AIM
Give all the lines below again, exactly, with no pictures.

MATERIAL
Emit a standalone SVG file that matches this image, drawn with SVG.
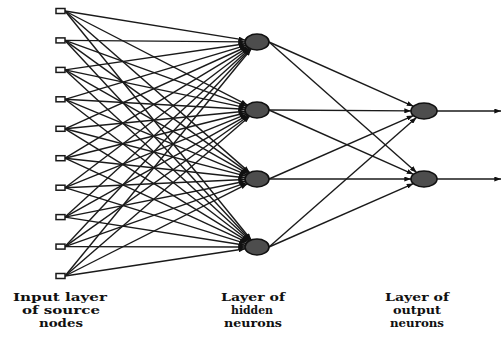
<svg xmlns="http://www.w3.org/2000/svg" width="504" height="343" viewBox="0 0 504 343">
<defs>
<style>
.c line{stroke:#1a1a1a;stroke-width:1.4;marker-end:url(#ah)}
.in rect{fill:#fff;stroke:#1a1a1a;stroke-width:1.5}
.neu ellipse{fill:#4d4d4d;stroke:#111;stroke-width:1.6}
.lbl{font-family:"DejaVu Serif","Liberation Serif",serif;font-weight:bold;font-size:11.5px;fill:#111;text-anchor:middle}
</style>
<marker id="ah" viewBox="0 0 8 6" refX="8" refY="3" markerWidth="7" markerHeight="5" markerUnits="userSpaceOnUse" orient="auto">
<path d="M0,0 L8,3 L0,6 z" fill="#111"/>
</marker>
</defs>
<rect width="504" height="343" fill="#fff"/>
<g id="connectors" class="c">
<line x1="65" y1="11" x2="245.3" y2="40.1"/>
<line x1="65" y1="40.4" x2="245.0" y2="41.9"/>
<line x1="65" y1="69.9" x2="245.3" y2="43.7"/>
<line x1="65" y1="99.3" x2="246.0" y2="45.3"/>
<line x1="65" y1="128.8" x2="247.1" y2="46.5"/>
<line x1="65" y1="158.2" x2="248.1" y2="47.4"/>
<line x1="65" y1="187.7" x2="249.1" y2="48.0"/>
<line x1="65" y1="217.1" x2="249.9" y2="48.5"/>
<line x1="65" y1="246.6" x2="250.6" y2="48.8"/>
<line x1="65" y1="276" x2="251.2" y2="49.0"/>
<line x1="65" y1="11" x2="247.5" y2="105.1"/>
<line x1="65" y1="40.4" x2="246.5" y2="106.2"/>
<line x1="65" y1="69.9" x2="245.5" y2="107.6"/>
<line x1="65" y1="99.3" x2="245.0" y2="109.3"/>
<line x1="65" y1="128.8" x2="245.1" y2="111.2"/>
<line x1="65" y1="158.2" x2="245.8" y2="112.8"/>
<line x1="65" y1="187.7" x2="246.7" y2="114.2"/>
<line x1="65" y1="217.1" x2="247.8" y2="115.1"/>
<line x1="65" y1="246.6" x2="248.8" y2="115.8"/>
<line x1="65" y1="276" x2="249.7" y2="116.3"/>
<line x1="65" y1="11" x2="249.7" y2="172.6"/>
<line x1="65" y1="40.4" x2="248.9" y2="173.1"/>
<line x1="65" y1="69.9" x2="247.9" y2="173.8"/>
<line x1="65" y1="99.3" x2="246.8" y2="174.8"/>
<line x1="65" y1="128.8" x2="245.8" y2="176.1"/>
<line x1="65" y1="158.2" x2="245.2" y2="177.7"/>
<line x1="65" y1="187.7" x2="245.0" y2="179.5"/>
<line x1="65" y1="217.1" x2="245.5" y2="181.3"/>
<line x1="65" y1="246.6" x2="246.4" y2="182.7"/>
<line x1="65" y1="276" x2="247.4" y2="183.8"/>
<line x1="65" y1="11" x2="251.3" y2="240.0"/>
<line x1="65" y1="40.4" x2="250.7" y2="240.2"/>
<line x1="65" y1="69.9" x2="250.0" y2="240.5"/>
<line x1="65" y1="99.3" x2="249.1" y2="241.0"/>
<line x1="65" y1="128.8" x2="248.2" y2="241.6"/>
<line x1="65" y1="158.2" x2="247.1" y2="242.4"/>
<line x1="65" y1="187.7" x2="246.1" y2="243.6"/>
<line x1="65" y1="217.1" x2="245.3" y2="245.2"/>
<line x1="65" y1="246.6" x2="245.0" y2="247.0"/>
<line x1="65" y1="276" x2="245.3" y2="248.8"/>
<line x1="269" y1="42" x2="413.5" y2="106.3"/>
<line x1="269" y1="110" x2="411.0" y2="110.9"/>
<line x1="269" y1="179" x2="413.4" y2="115.6"/>
<line x1="269" y1="247" x2="416.5" y2="117.5"/>
<line x1="269" y1="42" x2="416.6" y2="172.4"/>
<line x1="269" y1="110" x2="413.5" y2="174.3"/>
<line x1="269" y1="179" x2="411.0" y2="179"/>
<line x1="269" y1="247" x2="413.4" y2="183.6"/>
<line x1="437" y1="111" x2="501" y2="111"/>
<line x1="437" y1="179" x2="501" y2="179"/>
</g>
<g id="input-nodes" class="in">
<rect id="in1" x="56" y="8.5" width="9" height="5"/>
<rect id="in2" x="56" y="37.9" width="9" height="5"/>
<rect id="in3" x="56" y="67.4" width="9" height="5"/>
<rect id="in4" x="56" y="96.8" width="9" height="5"/>
<rect id="in5" x="56" y="126.3" width="9" height="5"/>
<rect id="in6" x="56" y="155.7" width="9" height="5"/>
<rect id="in7" x="56" y="185.2" width="9" height="5"/>
<rect id="in8" x="56" y="214.6" width="9" height="5"/>
<rect id="in9" x="56" y="244.1" width="9" height="5"/>
<rect id="in10" x="56" y="273.5" width="9" height="5"/>
</g>
<g id="hidden-neurons" class="neu">
<g id="h1"><ellipse cx="257" cy="42" rx="12" ry="8"/></g>
<g id="h2"><ellipse cx="257" cy="110" rx="12" ry="8"/></g>
<g id="h3"><ellipse cx="257" cy="179" rx="12" ry="8"/></g>
<g id="h4"><ellipse cx="257" cy="247" rx="12" ry="8"/></g>
</g>
<g id="output-neurons" class="neu">
<g id="o1"><ellipse cx="424" cy="111" rx="13" ry="8"/></g>
<g id="o2"><ellipse cx="424" cy="179" rx="13" ry="8"/></g>
</g>
<g id="labels">
<text class="lbl" x="60" y="301" textLength="94" lengthAdjust="spacingAndGlyphs">Input layer</text>
<text class="lbl" x="61" y="314" textLength="78" lengthAdjust="spacingAndGlyphs">of source</text>
<text class="lbl" x="61" y="327" textLength="44" lengthAdjust="spacingAndGlyphs">nodes</text>
<text class="lbl" x="253" y="301" textLength="64" lengthAdjust="spacingAndGlyphs">Layer of</text>
<text class="lbl" x="252" y="314" textLength="42" lengthAdjust="spacingAndGlyphs">hidden</text>
<text class="lbl" x="253" y="327" textLength="58" lengthAdjust="spacingAndGlyphs">neurons</text>
<text class="lbl" x="417" y="301" textLength="64" lengthAdjust="spacingAndGlyphs">Layer of</text>
<text class="lbl" x="417" y="314" textLength="48" lengthAdjust="spacingAndGlyphs">output</text>
<text class="lbl" x="417" y="327" textLength="54" lengthAdjust="spacingAndGlyphs">neurons</text>
</g>
</svg>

ANSWER TO THE TASK
Emit a standalone SVG file that matches this image, drawn with SVG.
<svg xmlns="http://www.w3.org/2000/svg" width="504" height="343" viewBox="0 0 504 343">
<defs>
<style>
.c line{stroke:#1a1a1a;stroke-width:1.4;marker-end:url(#ah)}
.in rect{fill:#fff;stroke:#1a1a1a;stroke-width:1.5}
.neu ellipse{fill:#4d4d4d;stroke:#111;stroke-width:1.6}
.lbl{font-family:"DejaVu Serif","Liberation Serif",serif;font-weight:bold;font-size:11.5px;fill:#111;text-anchor:middle}
</style>
<marker id="ah" viewBox="0 0 8 6" refX="8" refY="3" markerWidth="7" markerHeight="5" markerUnits="userSpaceOnUse" orient="auto">
<path d="M0,0 L8,3 L0,6 z" fill="#111"/>
</marker>
</defs>
<rect width="504" height="343" fill="#fff"/>
<g id="connectors" class="c">
<line x1="65" y1="11" x2="245.3" y2="40.1"/>
<line x1="65" y1="40.4" x2="245.0" y2="41.9"/>
<line x1="65" y1="69.9" x2="245.3" y2="43.7"/>
<line x1="65" y1="99.3" x2="246.0" y2="45.3"/>
<line x1="65" y1="128.8" x2="247.1" y2="46.5"/>
<line x1="65" y1="158.2" x2="248.1" y2="47.4"/>
<line x1="65" y1="187.7" x2="249.1" y2="48.0"/>
<line x1="65" y1="217.1" x2="249.9" y2="48.5"/>
<line x1="65" y1="246.6" x2="250.6" y2="48.8"/>
<line x1="65" y1="276" x2="251.2" y2="49.0"/>
<line x1="65" y1="11" x2="247.5" y2="105.1"/>
<line x1="65" y1="40.4" x2="246.5" y2="106.2"/>
<line x1="65" y1="69.9" x2="245.5" y2="107.6"/>
<line x1="65" y1="99.3" x2="245.0" y2="109.3"/>
<line x1="65" y1="128.8" x2="245.1" y2="111.2"/>
<line x1="65" y1="158.2" x2="245.8" y2="112.8"/>
<line x1="65" y1="187.7" x2="246.7" y2="114.2"/>
<line x1="65" y1="217.1" x2="247.8" y2="115.1"/>
<line x1="65" y1="246.6" x2="248.8" y2="115.8"/>
<line x1="65" y1="276" x2="249.7" y2="116.3"/>
<line x1="65" y1="11" x2="249.7" y2="172.6"/>
<line x1="65" y1="40.4" x2="248.9" y2="173.1"/>
<line x1="65" y1="69.9" x2="247.9" y2="173.8"/>
<line x1="65" y1="99.3" x2="246.8" y2="174.8"/>
<line x1="65" y1="128.8" x2="245.8" y2="176.1"/>
<line x1="65" y1="158.2" x2="245.2" y2="177.7"/>
<line x1="65" y1="187.7" x2="245.0" y2="179.5"/>
<line x1="65" y1="217.1" x2="245.5" y2="181.3"/>
<line x1="65" y1="246.6" x2="246.4" y2="182.7"/>
<line x1="65" y1="276" x2="247.4" y2="183.8"/>
<line x1="65" y1="11" x2="251.3" y2="240.0"/>
<line x1="65" y1="40.4" x2="250.7" y2="240.2"/>
<line x1="65" y1="69.9" x2="250.0" y2="240.5"/>
<line x1="65" y1="99.3" x2="249.1" y2="241.0"/>
<line x1="65" y1="128.8" x2="248.2" y2="241.6"/>
<line x1="65" y1="158.2" x2="247.1" y2="242.4"/>
<line x1="65" y1="187.7" x2="246.1" y2="243.6"/>
<line x1="65" y1="217.1" x2="245.3" y2="245.2"/>
<line x1="65" y1="246.6" x2="245.0" y2="247.0"/>
<line x1="65" y1="276" x2="245.3" y2="248.8"/>
<line x1="269" y1="42" x2="413.5" y2="106.3"/>
<line x1="269" y1="110" x2="411.0" y2="110.9"/>
<line x1="269" y1="179" x2="413.4" y2="115.6"/>
<line x1="269" y1="247" x2="416.5" y2="117.5"/>
<line x1="269" y1="42" x2="416.6" y2="172.4"/>
<line x1="269" y1="110" x2="413.5" y2="174.3"/>
<line x1="269" y1="179" x2="411.0" y2="179"/>
<line x1="269" y1="247" x2="413.4" y2="183.6"/>
<line x1="437" y1="111" x2="501" y2="111"/>
<line x1="437" y1="179" x2="501" y2="179"/>
</g>
<g id="input-nodes" class="in">
<rect id="in1" x="56" y="8.5" width="9" height="5"/>
<rect id="in2" x="56" y="37.9" width="9" height="5"/>
<rect id="in3" x="56" y="67.4" width="9" height="5"/>
<rect id="in4" x="56" y="96.8" width="9" height="5"/>
<rect id="in5" x="56" y="126.3" width="9" height="5"/>
<rect id="in6" x="56" y="155.7" width="9" height="5"/>
<rect id="in7" x="56" y="185.2" width="9" height="5"/>
<rect id="in8" x="56" y="214.6" width="9" height="5"/>
<rect id="in9" x="56" y="244.1" width="9" height="5"/>
<rect id="in10" x="56" y="273.5" width="9" height="5"/>
</g>
<g id="hidden-neurons" class="neu">
<g id="h1"><ellipse cx="257" cy="42" rx="12" ry="8"/></g>
<g id="h2"><ellipse cx="257" cy="110" rx="12" ry="8"/></g>
<g id="h3"><ellipse cx="257" cy="179" rx="12" ry="8"/></g>
<g id="h4"><ellipse cx="257" cy="247" rx="12" ry="8"/></g>
</g>
<g id="output-neurons" class="neu">
<g id="o1"><ellipse cx="424" cy="111" rx="13" ry="8"/></g>
<g id="o2"><ellipse cx="424" cy="179" rx="13" ry="8"/></g>
</g>
<g id="labels">
<text class="lbl" x="60" y="301" textLength="94" lengthAdjust="spacingAndGlyphs">Input layer</text>
<text class="lbl" x="61" y="314" textLength="78" lengthAdjust="spacingAndGlyphs">of source</text>
<text class="lbl" x="61" y="327" textLength="44" lengthAdjust="spacingAndGlyphs">nodes</text>
<text class="lbl" x="253" y="301" textLength="64" lengthAdjust="spacingAndGlyphs">Layer of</text>
<text class="lbl" x="252" y="314" textLength="42" lengthAdjust="spacingAndGlyphs">hidden</text>
<text class="lbl" x="253" y="327" textLength="58" lengthAdjust="spacingAndGlyphs">neurons</text>
<text class="lbl" x="417" y="301" textLength="64" lengthAdjust="spacingAndGlyphs">Layer of</text>
<text class="lbl" x="417" y="314" textLength="48" lengthAdjust="spacingAndGlyphs">output</text>
<text class="lbl" x="417" y="327" textLength="54" lengthAdjust="spacingAndGlyphs">neurons</text>
</g>
</svg>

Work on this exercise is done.